Today we have seen the Pound surge higher against the Euro and other currencies, after the Brexit Secretary David Davis hinted that they may consider paying in to the EU budget in order to secure access to the single market. He made the comment in an answer to a question in the house of commons (see below). Despite some poor economic data this morning, Sterling has risen significantly, demonstrating that it’s politics rather than fundamentals that is currently driving the Pound. Here’s how GBP/EUR has moved over the course of the last month:
What caused the Pound to rise?
This morning the Labour MP Wayne David asked in the commons “Will the government consider making any contribution in any shape or form for access to the single market?”
David Davis replied: “The major criterion here is that we get the best possible access for goods and services to the European market – and if that is included in what you are talking about, then of course we will consider it.”
That’s it. That statement caused the huge gains seen the charts above. It doesn’t really change much and I’m quite surprised that the Pound has risen so much on the back of a handful of words that don’t really provide any new information. I think the market has overreacted to this, and I think the rate will come back down pretty soon. Anyway, as you can see, it’s a huge rise of almost 10 cents in a month, and the Pound/Euro is now around a 3 month high. The currency markets are unpredictable at the best of times, but in the current climate, even more so.
To put the last months gains in to monetary terms, those looking to purchase a €350,000.00 property in France or Spain, have effectively seen it become £22,000 cheaper over the course of a month, highlighting how quickly exchange rates can change.

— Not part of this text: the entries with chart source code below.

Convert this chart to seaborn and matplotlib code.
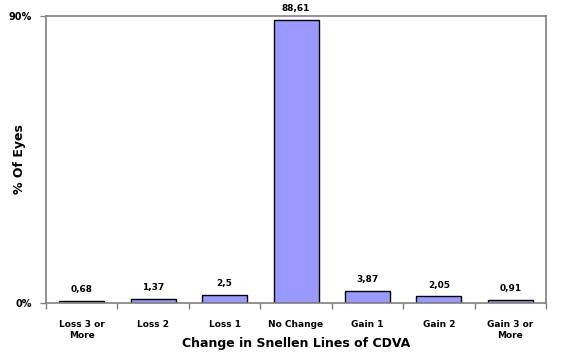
import matplotlib
matplotlib.use("Agg")
import matplotlib.pyplot as plt
import seaborn as sns
import pandas as pd
import numpy as np

categories = ["Loss 3 or\nMore", "Loss 2", "Loss 1", "No Change", "Gain 1", "Gain 2", "Gain 3 or\nMore"]
values = [0.68, 1.37, 2.5, 88.61, 3.87, 2.05, 0.91]
value_labels = ["0,68", "1,37", "2,5", "88,61", "3,87", "2,05", "0,91"]
ytick_values = [0, 90]
ytick_labels = ["0%", "90%"]

sns.set_style("white")
plt.rcParams['font.family'] = ['DejaVu Sans']
plt.rcParams['text.color'] = 'black'
plt.rcParams['xtick.color'] = 'black'
plt.rcParams['ytick.color'] = 'black'
plt.rcParams['axes.labelcolor'] = 'black'

df = pd.DataFrame({"cat": categories, "val": values})

fig = plt.figure(figsize=(5.71, 3.56), dpi=100)
ax = fig.add_axes([46/571, 1-303/356, 500/571, 287/356])
sns.barplot(data=df, x="cat", y="val", ax=ax, color="#9999FF", saturation=1,
            width=0.63, edgecolor="black", linewidth=1)

for p, lab in zip(ax.patches, value_labels):
    ax.annotate(lab, (p.get_x() + p.get_width()/2, p.get_height()),
                xytext=(0, 5), textcoords="offset points", ha="center", va="bottom",
                fontsize=6.5, fontweight="bold", color="black")

ax.set_ylim(0, 90)
ax.set_xlim(-0.5, len(categories) - 0.5)
ax.set_yticks(ytick_values)
ax.set_yticklabels(ytick_labels, fontsize=7, fontweight="bold")
ax.set_xticks(range(len(categories)))
ax.set_xticklabels(categories, fontsize=6.5, fontweight="bold", linespacing=1.4)
ax.set_xticks(np.arange(-0.5, len(categories) + 0.5, 1), minor=True)
ax.tick_params(axis="x", which="major", length=0, pad=12)
ax.tick_params(axis="x", which="minor", length=4, color="#808080", width=1, direction="out")
ax.tick_params(axis="y", which="major", length=4, color="#808080", width=1, direction="out", pad=6)
ax.tick_params(bottom=True, left=True, which="both")
ax.tick_params(axis="x", which="major", bottom=False)

for s in ax.spines.values():
    s.set_color("#808080")
    s.set_linewidth(1.2)

ax.set_xlabel("Change in Snellen Lines of CDVA", fontsize=9, fontweight="bold", va="center")
ax.xaxis.set_label_coords(0.5, -(344 - 303) / 287)
ax.set_ylabel("% Of Eyes", fontsize=9, fontweight="bold", va="center")
ax.yaxis.set_label_coords((19 - 46) / 500, 0.5)

fig.savefig("out.png", dpi=100)
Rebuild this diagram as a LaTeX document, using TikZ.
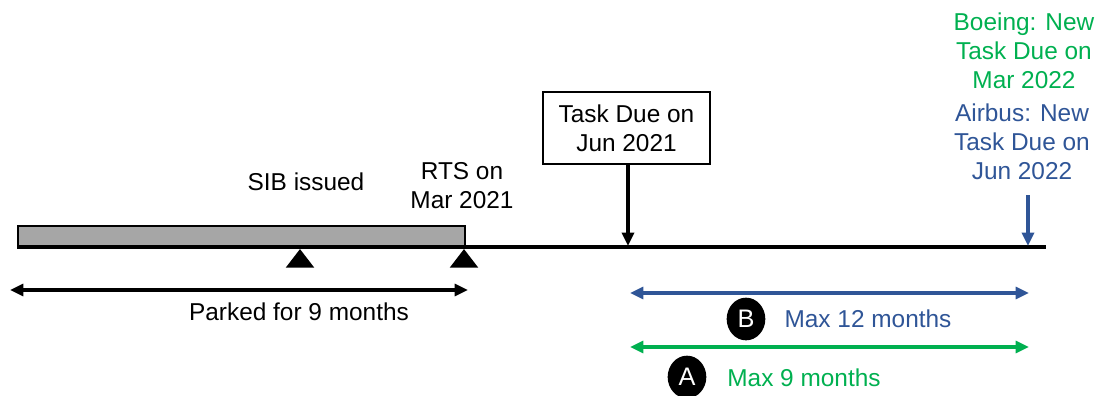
\documentclass[tikz,border=0pt]{standalone}
\usepackage{fontspec}
\setmainfont{Liberation Sans}
\usetikzlibrary{arrows.meta,shapes.geometric}
\definecolor{tgreen}{HTML}{00B050}
\definecolor{tblue}{HTML}{2F5597}
\definecolor{bargray}{HTML}{A6A6A6}
\begin{document}
\begin{tikzpicture}[x=0.75pt,y=-0.75pt,
  lbl/.style={inner sep=0pt,align=center,font=\fontsize{18.3}{21.8}\selectfont},
  dimarrow/.style={line width=2.3pt,{Triangle[length=10pt,width=9pt]}-{Triangle[length=10pt,width=9pt]}},
  downarrow/.style={line width=2.4pt,-{Triangle[length=10pt,width=9pt]}},
  badge/.style={ellipse,fill=black,minimum width=29pt,minimum height=32pt,inner sep=0pt,text=white,font=\fontsize{19}{22}\selectfont},
  marker/.style={isosceles triangle,isosceles triangle apex angle=75,shape border rotate=90,fill=black,minimum height=14pt,inner sep=0pt}]
\useasboundingbox (0,0) rectangle (1104,396);
% parked bar and timeline
\node[draw=black,line width=1.5pt,fill=bargray,minimum width=447*0.75pt,minimum height=21*0.75pt,inner sep=0pt,anchor=north west] (bar) at (17,225) {};
\coordinate (tlstart) at (17,247);
\coordinate (tlend) at (1046,247);
\draw[line width=3pt] (tlstart) -- (tlend);
% markers
\node[marker,anchor=south] (sib) at (300,268) {};
\node[marker,anchor=south] (rts) at (464,268) {};
\node[lbl] (sibl) at (306,182) {SIB issued};
\node[lbl] (rtsl) at (462,186) {RTS on\\Mar 2021};
% parked arrow
\coordinate (pa) at (10,290);
\coordinate (pb) at (468,290);
\draw[dimarrow] (pa) -- (pb);
\node[lbl] (parked) at (299,312) {Parked for 9 months};
% task due box
\node[draw=black,line width=1.2pt,lbl,minimum width=167*0.75pt,minimum height=72*0.75pt,inner sep=0pt] (task) at (626.5,128) {Task Due on\\Jun 2021};
\coordinate (taskpt) at (628,246);
\draw[downarrow] (628,163) -- (taskpt);
% right labels
\node[lbl,text=tgreen] (boeing) at (1024,51) {Boeing: New\\Task Due on\\Mar 2022};
\node[lbl,text=tblue] (airbus) at (1022,142) {Airbus: New\\Task Due on\\Jun 2022};
\coordinate (newpt) at (1028,246);
\coordinate (newtop) at (1028,195);
\draw[downarrow,tblue] (newtop) -- (newpt);
% B range
\coordinate (ba) at (630,293);
\coordinate (bb) at (1029,293);
\draw[dimarrow,tblue] (ba) -- (bb);
\node[badge] (B) at (746,319) {B};
\node[lbl,text=tblue] (bl) at (868,319) {Max 12 months};
% A range
\coordinate (aa) at (630,347);
\coordinate (ab) at (1029,347);
\draw[dimarrow,tgreen] (aa) -- (ab);
\node[badge] (A) at (687,377) {A};
\node[lbl,text=tgreen] (al) at (804,378) {Max 9 months};
\end{tikzpicture}
\end{document}
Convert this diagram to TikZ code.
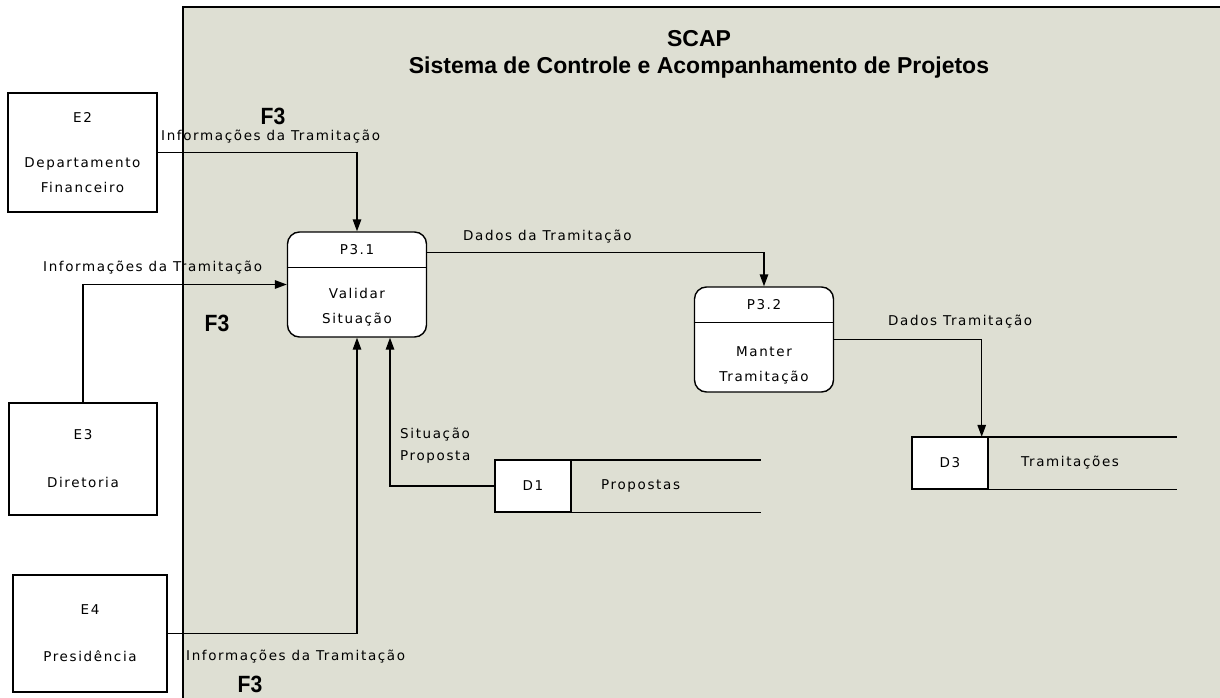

Will the Pound continue going higher?
It is of course impossible to predict exchange rates, however such a large price adjustment is likely to be unsustainable. Just one comment from an MP has sent the Pound surging to 3 month highs vs the Euro, and another comment from government could send things back down into the €1.16’s again where rates were yesterday. If you need to buy Euros, it’s certainly worth considering getting a rate fixed while it is so high. It may go higher still of course, but equally it could very quickly drop back away at any moment. If the Italian referendum is a ‘Yes’ on Sunday, then the Euro could regain strength and pull rates back down.